First of all, Mr. Yamaguchi stated: “At the time the thinking was not whether or not to support the Iraq War, but rather Japan made a decision based on a resolution passed by the United Nations to help offer support for humanitarian and reconstruction in Iraq.”

This is pure myth-making. The question he was asked regarded the launching of the war in March 2003, when the United Nations, following the Security Council veto of the government of France, refused to endorse the US attack.

Compare Mr.

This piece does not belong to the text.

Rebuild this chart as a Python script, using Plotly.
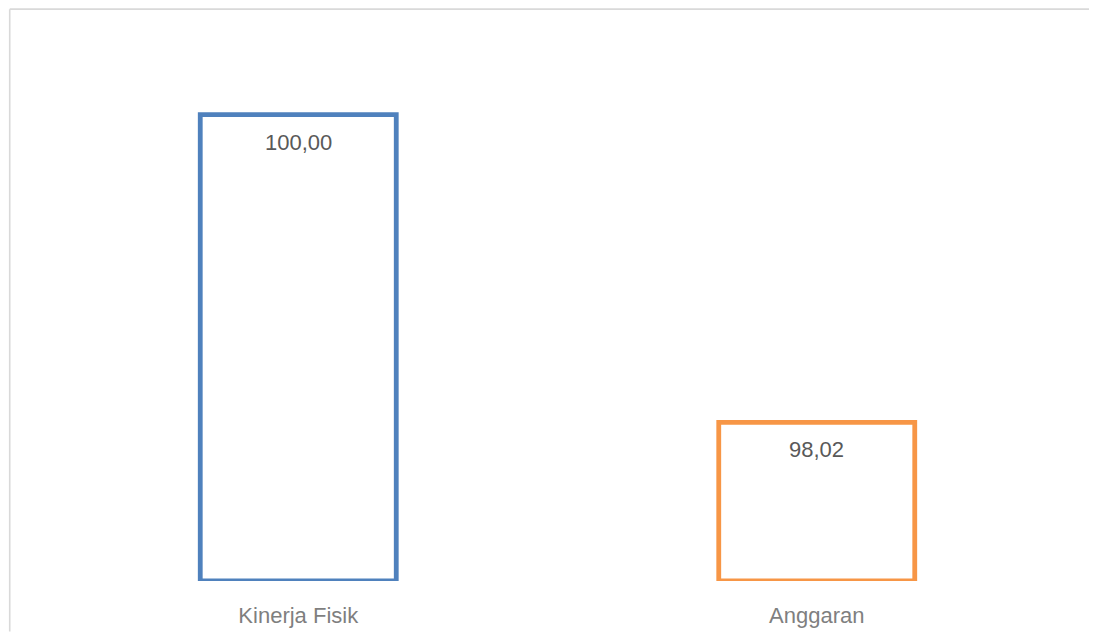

Yamaguchi’s statement yesterday to what then-Prime Minister Junichiro Koizumi said in a national press conference on March 18, 2003: “If the United States is obliged to resort to the use of force in cooperation with the United Kingdom and other countries, the Japanese government will support this decision.”

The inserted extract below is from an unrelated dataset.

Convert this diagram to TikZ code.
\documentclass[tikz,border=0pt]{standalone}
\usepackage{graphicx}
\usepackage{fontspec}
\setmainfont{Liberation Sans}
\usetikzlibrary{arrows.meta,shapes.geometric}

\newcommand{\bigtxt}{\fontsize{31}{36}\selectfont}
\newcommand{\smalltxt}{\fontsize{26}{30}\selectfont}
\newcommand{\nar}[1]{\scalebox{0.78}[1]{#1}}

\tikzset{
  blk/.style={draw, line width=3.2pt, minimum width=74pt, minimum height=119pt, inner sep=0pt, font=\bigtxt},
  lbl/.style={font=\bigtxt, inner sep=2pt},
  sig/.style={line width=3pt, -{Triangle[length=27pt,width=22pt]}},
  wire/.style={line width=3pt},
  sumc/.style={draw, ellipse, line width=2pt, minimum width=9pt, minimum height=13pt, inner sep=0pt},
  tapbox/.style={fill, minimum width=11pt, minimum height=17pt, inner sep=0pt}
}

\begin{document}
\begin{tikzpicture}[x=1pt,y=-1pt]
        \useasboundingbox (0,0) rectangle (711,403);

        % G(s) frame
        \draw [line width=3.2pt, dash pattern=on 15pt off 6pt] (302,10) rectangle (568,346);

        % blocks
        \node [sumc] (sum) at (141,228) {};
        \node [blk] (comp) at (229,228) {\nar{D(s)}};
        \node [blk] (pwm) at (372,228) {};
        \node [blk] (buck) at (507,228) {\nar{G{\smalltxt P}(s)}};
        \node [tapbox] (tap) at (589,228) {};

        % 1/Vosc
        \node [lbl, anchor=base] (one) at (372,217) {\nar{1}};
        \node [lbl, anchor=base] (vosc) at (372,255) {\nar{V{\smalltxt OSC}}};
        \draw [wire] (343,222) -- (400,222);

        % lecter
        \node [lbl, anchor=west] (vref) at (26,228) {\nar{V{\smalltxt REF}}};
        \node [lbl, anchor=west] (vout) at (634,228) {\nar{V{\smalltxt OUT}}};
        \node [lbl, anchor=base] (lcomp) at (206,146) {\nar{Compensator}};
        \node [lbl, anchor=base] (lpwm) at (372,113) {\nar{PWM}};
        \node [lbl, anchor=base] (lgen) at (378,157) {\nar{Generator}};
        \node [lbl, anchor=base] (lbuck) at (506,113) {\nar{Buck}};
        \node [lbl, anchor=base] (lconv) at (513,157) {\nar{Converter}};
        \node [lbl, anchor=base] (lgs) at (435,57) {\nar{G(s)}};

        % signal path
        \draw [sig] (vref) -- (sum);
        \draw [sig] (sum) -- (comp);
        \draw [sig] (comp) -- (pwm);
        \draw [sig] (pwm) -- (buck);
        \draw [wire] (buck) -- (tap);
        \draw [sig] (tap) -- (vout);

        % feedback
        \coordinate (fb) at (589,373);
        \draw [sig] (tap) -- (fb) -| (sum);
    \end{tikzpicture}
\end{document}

Komeito, of course, was a governing party in March 2003.

Mr. Yamaguchi’s second misrepresentation of the historical record came just moments later when he stated: “I would like to make it very clear that Japan did not take part in any kind of armed conflict in Iraq and it did not provide any sort of logistical or rear-area support for the armed forces there.”

Mr. Yamaguchi referenced the GSDF mission in Samawa, and of course he is correct that this mission was focused on reconstruction and did not assist US or “Coalition of the Willing” forces. (In fact, if anything it was a burden in practical terms on the Coalition rather than a support).

However, what Mr. Yamaguchi glided over is the ASDF transport mission between Kuwait and Baghdad, which did provide logistical and rear-area support to combat forces, prompting the obiter dictum by High Court Judge Kunio Aoyama in April 2008, which observed: “ASDF airlifts of armed soldiers in the multinational force to the Baghdad combat zone were acts that could be identified as being involved in the use of force by other nations and the ASDF could be said to have conducted use-of-force actions itself.”

So, again, Mr. Yamaguchi’s portrayal of what occurred in the Iraq War is another example of myth-making that relies on the public’s fading memories and a mainstream media that systematically fails to remind its readers or viewers of the actual historical record.

If some are concerned about what the Japanese government might do in the future with newfound military powers, the selective memories of the recent past give solid grounds to worry about the degree of accountability that truly exists within the Japanese political system. There will be little to stop Tokyo from exaggerating future threats in same way they exaggerated a “threat” to Japan from Saddam Husain’s Iraq which essentially did not exist at all.